In the end, Demeter withdrew the article, though he did not apologise.
Critics
suggest the increasingly inflammatory rhetoric could be a device to deflect
attention from the worsening coronavirus situation in Hungary, as well as from
the tricky corner Orbán is now in with the negotiations in Brussels.
Attention
was briefly distracted from the budget negotiations this week when Fidesz MEP
and leading Orbán confidant József Szájer resigned after he was detained by
police leaving a gay orgy via a drainpipe with drugs in his backpack. It was an
awkward scrape for someone who personally rewrote the Hungarian constitution to
define marriage as a heterosexual institution.
Szájer is
another Fidesz official who was once a recipient of a Soros scholarship but has
now turned anti-Soros fighter. Perhaps surprisingly, Soros has not yet been
blamed for Szájer’s decision to take part in the orgy, though some
pro-government media commentators have suggested the incident was a set-up by foreign
secret services.
Negotiations
on the EU budget are about to enter a crunch phase.
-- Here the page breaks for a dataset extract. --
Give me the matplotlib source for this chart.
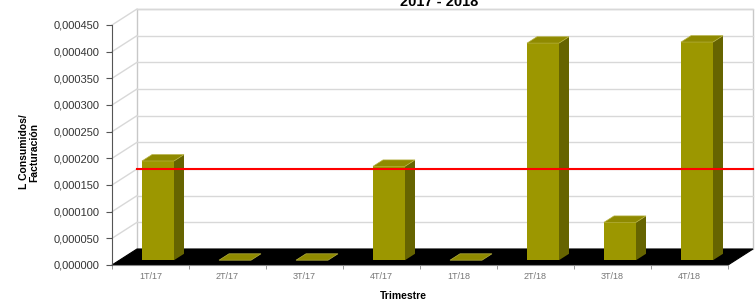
import numpy as np
import matplotlib
matplotlib.use("Agg")
import matplotlib.pyplot as plt
from matplotlib.patches import Polygon
from matplotlib.ticker import FuncFormatter, MultipleLocator

plt.rcParams['font.family'] = ['Liberation Sans', 'DejaVu Sans']

# datos
trimestres = ['1T/17', '2T/17', '3T/17', '4T/17', '1T/18', '2T/18', '3T/18', '4T/18']
consumo = [0.000186, 0.0, 0.0, 0.000176, 0.0, 0.000407, 0.000071, 0.000409]
referencia = 0.000150
titulo = '2017 - 2018'

W, H = 756, 302
fig = plt.figure(figsize=(W / 100, H / 100), dpi=100)
# plano frontal del grafico 3D (en pixeles de la imagen)
x0, x1, ytop, ybot = 112, 728, 25, 265
ax = fig.add_axes([x0 / W, (H - ybot) / H, (x1 - x0) / W, (ybot - ytop) / H])
ymax = 0.00045
n = len(trimestres)
ax.set_xlim(-0.5, n - 0.5)
ax.set_ylim(0, ymax)

# pixeles -> unidades de datos
sx = n / (x1 - x0)
sy = ymax / (ybot - ytop)
DX, DY = 25, 16  # profundidad del grafico en pixeles


def off(d):
    return d * DX * sx, d * DY * sy


bx, by = off(1)

# pared del fondo
pared = Polygon([(-0.5 + bx, by), (n - 0.5 + bx, by), (n - 0.5 + bx, ymax + by), (-0.5 + bx, ymax + by)],
                closed=True, facecolor='white', edgecolor='#c8c8c8', lw=1, clip_on=False, zorder=0)
ax.add_patch(pared)
ticks = np.arange(0, ymax + 1e-9, 0.00005)
for v in ticks[1:]:
    ax.plot([-0.5 + bx, n - 0.5 + bx], [v + by, v + by], color='#d8d8d8', lw=1, clip_on=False, zorder=1)
    ax.plot([-0.5, -0.5 + bx], [v, v + by], color='#d8d8d8', lw=1, clip_on=False, zorder=1)

# suelo negro
suelo = Polygon([(-0.5, 0), (n - 0.5, 0), (n - 0.5 + bx, by), (-0.5 + bx, by)],
                closed=True, facecolor='black', edgecolor='black', lw=0.8, clip_on=False, zorder=2)
ax.add_patch(suelo)

# barras con efecto 3D
ancho = 32 * sx
fx, fy = off(0.3)
tx, ty = off(0.7)
pos = np.arange(n)
ax.bar(pos + fx, consumo, width=ancho, bottom=fy, color='#9c9700', edgecolor='none', zorder=4)
for c, h in zip(pos, consumo):
    l, r = c - ancho / 2 + fx, c + ancho / 2 + fx
    lado = [(r, fy), (r + tx - fx, ty), (r + tx - fx, h + ty), (r, h + fy)]
    tapa = [(l, h + fy), (r, h + fy), (r + tx - fx, h + ty), (l + tx - fx, h + ty)]
    if h > 0:
        ax.add_patch(Polygon(lado, closed=True, facecolor='#666400', edgecolor='none', zorder=4, clip_on=False))
    ax.add_patch(Polygon(tapa, closed=True, facecolor='#8f8a00', edgecolor='#b5b040', lw=0.5,
                         zorder=5, clip_on=False))

# linea roja de referencia
ax.plot([-0.5 + bx, n - 0.5 + bx], [referencia + by, referencia + by], color='red', lw=1.5,
        clip_on=False, zorder=6)

# ejes
for s in ['top', 'right']:
    ax.spines[s].set_visible(False)
ax.spines['left'].set_color('#555555')
ax.spines['bottom'].set_color('#888888')
ax.spines['left'].set_zorder(7)
ax.yaxis.set_major_locator(MultipleLocator(0.00005))
ax.yaxis.set_major_formatter(FuncFormatter(lambda v, p: f'{v:.6f}'.replace('.', ',')))
ax.tick_params(axis='y', labelsize=8, labelcolor='#333333', color='#555555', length=4, pad=5)
ax.set_xticks(pos)
ax.set_xticklabels(trimestres)
ax.set_xticks(np.arange(-0.5, n), minor=True)
ax.tick_params(axis='x', which='major', length=0, labelsize=6.5, labelcolor='#777777', pad=5)
ax.tick_params(axis='x', which='minor', length=3, color='#888888')

fig.text(29 / W, (H - 152) / H, 'L Consumidos/\nFacturación', rotation=90, ha='center', va='center',
         fontsize=7.5, fontweight='bold', multialignment='center', linespacing=1.0)
fig.text(403 / W, (H - 296) / H, 'Trimestre', ha='center', va='center', fontsize=7.5, fontweight='bold')
fig.text(439 / W, (H - 6) / H, titulo, ha='center', va='baseline', fontsize=10.5, fontweight='bold')

fig.savefig('out.png', dpi=100)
Earlier this week, the
European commission warned it could create a new coronavirus recovery fund
without the help of Hungary and Budapest, prompting Polish deputy prime
minister Jarosław Gowin to say on Thursday that a compromise proposal could be
possible.
Orbán,
however, said on Friday that this would not work.
“The Poles
cannot back out of the veto; our countries have signed a declaration stating
that Hungary and Poland will support each other and will not accept a solution
that’s unacceptable to the other,” he said.